Charts and diagrams as code
++++++
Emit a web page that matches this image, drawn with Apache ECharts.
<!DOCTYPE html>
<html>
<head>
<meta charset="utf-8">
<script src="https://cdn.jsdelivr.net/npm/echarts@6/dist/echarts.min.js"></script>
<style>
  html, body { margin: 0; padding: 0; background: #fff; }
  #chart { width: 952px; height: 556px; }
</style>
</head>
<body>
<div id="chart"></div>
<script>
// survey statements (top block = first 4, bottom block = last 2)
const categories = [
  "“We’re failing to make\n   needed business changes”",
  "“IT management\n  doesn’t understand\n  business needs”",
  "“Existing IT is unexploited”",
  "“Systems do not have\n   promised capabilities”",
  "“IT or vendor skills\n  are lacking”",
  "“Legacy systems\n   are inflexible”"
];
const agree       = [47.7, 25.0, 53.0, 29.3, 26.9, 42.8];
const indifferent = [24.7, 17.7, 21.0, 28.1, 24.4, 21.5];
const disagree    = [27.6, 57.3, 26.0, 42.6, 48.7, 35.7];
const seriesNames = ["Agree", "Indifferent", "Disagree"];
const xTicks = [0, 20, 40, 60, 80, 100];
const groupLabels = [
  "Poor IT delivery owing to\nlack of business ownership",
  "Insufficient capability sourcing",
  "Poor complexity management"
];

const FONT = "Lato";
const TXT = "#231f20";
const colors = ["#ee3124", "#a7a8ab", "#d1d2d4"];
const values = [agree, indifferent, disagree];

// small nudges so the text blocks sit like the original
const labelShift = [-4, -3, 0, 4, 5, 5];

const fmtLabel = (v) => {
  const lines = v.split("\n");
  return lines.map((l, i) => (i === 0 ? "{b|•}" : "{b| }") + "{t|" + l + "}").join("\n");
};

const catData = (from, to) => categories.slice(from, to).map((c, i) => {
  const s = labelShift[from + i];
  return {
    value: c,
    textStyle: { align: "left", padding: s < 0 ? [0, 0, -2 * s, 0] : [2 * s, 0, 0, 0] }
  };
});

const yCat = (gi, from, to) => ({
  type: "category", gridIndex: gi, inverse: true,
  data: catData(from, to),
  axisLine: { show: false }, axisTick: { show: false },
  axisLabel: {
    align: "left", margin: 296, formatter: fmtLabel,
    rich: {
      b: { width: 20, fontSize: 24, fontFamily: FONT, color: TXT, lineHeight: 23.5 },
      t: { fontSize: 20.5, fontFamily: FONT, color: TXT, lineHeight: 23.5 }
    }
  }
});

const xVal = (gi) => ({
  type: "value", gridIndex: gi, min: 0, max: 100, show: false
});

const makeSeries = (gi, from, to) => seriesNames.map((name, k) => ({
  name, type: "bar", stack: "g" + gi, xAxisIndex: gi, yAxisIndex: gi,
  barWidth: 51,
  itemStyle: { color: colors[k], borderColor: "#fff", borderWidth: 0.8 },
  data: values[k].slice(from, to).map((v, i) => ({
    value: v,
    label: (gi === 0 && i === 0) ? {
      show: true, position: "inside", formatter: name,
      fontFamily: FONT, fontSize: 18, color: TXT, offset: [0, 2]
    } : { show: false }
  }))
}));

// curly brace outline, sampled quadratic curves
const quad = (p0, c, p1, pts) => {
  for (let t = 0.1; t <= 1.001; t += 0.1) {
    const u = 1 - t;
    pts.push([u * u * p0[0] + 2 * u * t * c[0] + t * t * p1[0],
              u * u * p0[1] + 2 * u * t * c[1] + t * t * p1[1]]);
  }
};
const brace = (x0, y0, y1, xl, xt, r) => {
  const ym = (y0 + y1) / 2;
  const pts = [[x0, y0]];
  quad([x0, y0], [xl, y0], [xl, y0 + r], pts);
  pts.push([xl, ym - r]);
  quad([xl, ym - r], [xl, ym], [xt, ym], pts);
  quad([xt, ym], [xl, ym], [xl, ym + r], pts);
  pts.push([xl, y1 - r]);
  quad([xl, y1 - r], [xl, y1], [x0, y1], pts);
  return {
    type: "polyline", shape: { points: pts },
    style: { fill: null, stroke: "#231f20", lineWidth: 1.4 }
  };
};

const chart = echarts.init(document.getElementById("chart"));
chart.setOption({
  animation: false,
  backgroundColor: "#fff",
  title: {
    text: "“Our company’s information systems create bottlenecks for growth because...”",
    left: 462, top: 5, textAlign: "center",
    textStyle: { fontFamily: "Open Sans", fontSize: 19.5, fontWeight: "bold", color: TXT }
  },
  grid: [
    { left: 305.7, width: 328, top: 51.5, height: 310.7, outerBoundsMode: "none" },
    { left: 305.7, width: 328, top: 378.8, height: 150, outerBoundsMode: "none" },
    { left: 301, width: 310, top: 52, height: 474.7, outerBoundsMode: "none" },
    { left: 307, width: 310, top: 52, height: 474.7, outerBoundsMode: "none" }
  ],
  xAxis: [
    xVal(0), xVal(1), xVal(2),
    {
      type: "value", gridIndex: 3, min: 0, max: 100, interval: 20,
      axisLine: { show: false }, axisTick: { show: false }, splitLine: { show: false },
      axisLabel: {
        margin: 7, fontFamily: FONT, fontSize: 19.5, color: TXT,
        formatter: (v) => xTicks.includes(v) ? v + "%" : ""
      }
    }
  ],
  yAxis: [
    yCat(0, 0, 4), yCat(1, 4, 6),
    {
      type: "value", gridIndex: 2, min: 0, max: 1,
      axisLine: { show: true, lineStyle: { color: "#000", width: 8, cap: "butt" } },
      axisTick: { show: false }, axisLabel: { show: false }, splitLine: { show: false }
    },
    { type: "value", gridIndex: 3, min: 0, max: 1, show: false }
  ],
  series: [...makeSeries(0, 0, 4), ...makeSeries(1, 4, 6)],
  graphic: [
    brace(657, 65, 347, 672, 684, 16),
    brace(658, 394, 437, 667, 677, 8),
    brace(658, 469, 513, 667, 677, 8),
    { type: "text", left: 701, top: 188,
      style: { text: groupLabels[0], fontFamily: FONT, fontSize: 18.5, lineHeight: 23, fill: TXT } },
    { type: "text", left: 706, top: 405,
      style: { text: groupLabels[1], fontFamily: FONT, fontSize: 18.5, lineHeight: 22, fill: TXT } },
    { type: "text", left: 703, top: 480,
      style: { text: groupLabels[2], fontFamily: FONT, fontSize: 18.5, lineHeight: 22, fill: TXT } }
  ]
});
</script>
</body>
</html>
++++++
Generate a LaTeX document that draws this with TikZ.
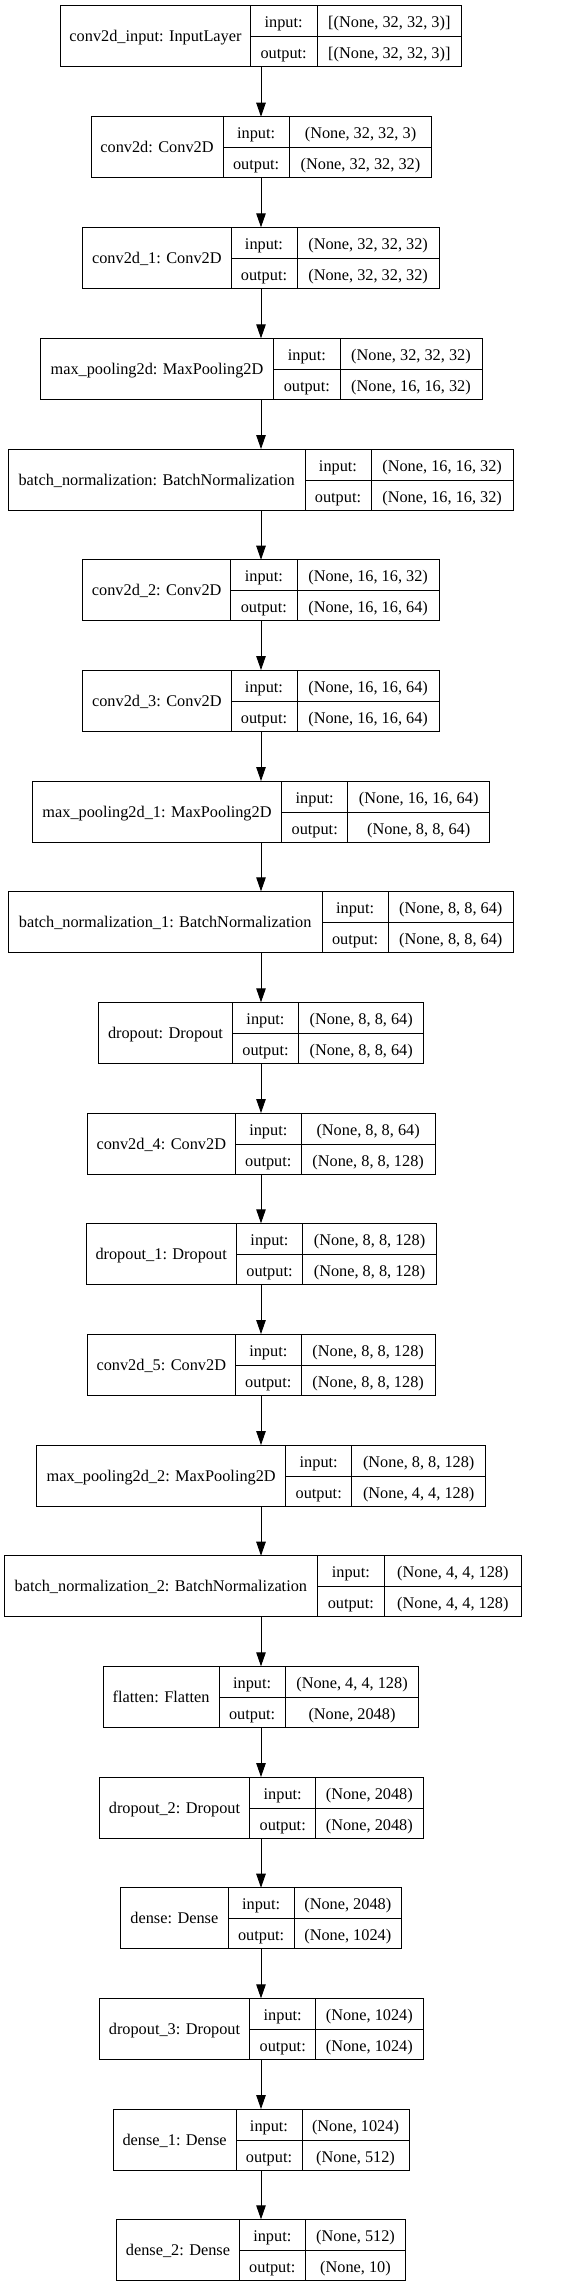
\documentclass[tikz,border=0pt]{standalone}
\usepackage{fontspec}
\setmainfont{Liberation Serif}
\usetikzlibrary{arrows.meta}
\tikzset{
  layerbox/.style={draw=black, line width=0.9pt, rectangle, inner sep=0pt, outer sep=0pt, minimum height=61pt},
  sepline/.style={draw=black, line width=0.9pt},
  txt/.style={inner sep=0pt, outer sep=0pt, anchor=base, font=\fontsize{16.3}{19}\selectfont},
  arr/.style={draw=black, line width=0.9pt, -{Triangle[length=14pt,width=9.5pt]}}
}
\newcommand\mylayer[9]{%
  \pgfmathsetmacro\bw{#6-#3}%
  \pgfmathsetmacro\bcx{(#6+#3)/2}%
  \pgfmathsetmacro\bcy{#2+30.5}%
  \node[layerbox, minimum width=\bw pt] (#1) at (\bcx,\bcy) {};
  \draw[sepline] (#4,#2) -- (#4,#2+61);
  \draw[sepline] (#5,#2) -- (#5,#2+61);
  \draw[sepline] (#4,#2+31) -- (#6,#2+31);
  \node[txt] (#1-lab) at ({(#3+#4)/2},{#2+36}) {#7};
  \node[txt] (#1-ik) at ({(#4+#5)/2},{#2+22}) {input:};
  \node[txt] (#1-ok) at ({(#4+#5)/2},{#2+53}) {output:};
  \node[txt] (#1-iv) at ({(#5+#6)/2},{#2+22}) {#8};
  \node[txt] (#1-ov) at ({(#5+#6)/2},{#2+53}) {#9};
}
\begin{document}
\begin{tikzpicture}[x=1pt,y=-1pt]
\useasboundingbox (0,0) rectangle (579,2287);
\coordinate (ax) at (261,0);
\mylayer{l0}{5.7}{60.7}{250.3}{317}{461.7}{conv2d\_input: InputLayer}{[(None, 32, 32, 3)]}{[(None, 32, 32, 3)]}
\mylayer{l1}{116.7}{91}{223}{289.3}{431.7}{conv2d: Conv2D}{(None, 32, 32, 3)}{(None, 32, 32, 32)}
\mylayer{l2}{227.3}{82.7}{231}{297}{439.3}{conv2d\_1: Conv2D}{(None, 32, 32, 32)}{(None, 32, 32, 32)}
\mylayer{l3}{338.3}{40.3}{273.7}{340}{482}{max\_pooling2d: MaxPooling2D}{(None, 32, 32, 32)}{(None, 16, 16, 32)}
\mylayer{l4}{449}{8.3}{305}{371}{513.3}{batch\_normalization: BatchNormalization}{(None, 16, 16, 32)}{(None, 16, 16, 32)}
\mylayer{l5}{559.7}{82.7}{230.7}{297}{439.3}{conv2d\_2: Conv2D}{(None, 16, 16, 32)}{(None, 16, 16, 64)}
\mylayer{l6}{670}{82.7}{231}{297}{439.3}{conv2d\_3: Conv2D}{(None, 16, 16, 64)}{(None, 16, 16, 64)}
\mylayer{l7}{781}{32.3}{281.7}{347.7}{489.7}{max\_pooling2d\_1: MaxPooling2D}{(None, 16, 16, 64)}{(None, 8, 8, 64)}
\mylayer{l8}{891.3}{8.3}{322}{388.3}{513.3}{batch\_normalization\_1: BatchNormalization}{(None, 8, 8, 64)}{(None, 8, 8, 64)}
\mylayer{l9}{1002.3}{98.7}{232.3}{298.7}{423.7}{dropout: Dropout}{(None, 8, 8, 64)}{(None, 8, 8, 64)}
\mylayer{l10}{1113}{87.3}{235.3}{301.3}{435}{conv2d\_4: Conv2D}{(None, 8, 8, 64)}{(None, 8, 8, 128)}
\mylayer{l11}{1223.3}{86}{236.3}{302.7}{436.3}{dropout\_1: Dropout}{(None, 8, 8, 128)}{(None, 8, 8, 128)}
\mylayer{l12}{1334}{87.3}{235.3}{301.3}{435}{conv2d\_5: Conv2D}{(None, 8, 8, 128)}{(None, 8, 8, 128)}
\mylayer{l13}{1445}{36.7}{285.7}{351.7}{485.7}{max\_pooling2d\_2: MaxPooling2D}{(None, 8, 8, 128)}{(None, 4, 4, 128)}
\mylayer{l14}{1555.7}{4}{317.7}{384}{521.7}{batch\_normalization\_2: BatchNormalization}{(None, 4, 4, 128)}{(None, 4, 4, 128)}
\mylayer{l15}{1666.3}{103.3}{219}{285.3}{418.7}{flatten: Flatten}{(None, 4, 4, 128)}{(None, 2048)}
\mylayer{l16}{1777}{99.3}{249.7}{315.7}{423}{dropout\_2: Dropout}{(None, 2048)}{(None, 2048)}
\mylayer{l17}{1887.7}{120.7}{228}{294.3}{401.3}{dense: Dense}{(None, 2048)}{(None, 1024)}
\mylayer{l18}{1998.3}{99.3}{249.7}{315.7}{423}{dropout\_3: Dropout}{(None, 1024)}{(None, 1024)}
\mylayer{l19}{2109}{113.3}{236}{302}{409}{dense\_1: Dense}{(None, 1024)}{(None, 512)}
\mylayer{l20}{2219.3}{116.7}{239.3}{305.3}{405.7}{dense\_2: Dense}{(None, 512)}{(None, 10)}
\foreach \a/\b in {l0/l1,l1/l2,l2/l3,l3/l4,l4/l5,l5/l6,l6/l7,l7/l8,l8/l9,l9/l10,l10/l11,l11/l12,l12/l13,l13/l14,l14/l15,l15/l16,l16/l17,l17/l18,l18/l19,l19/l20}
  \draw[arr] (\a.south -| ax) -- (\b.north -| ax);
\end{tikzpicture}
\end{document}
++++++
What you will do:
Collect, from the material above, every line containing the word "that".

Complete output:
Emit a web page that matches this image, drawn with Apache ECharts.
Generate a LaTeX document that draws this with TikZ.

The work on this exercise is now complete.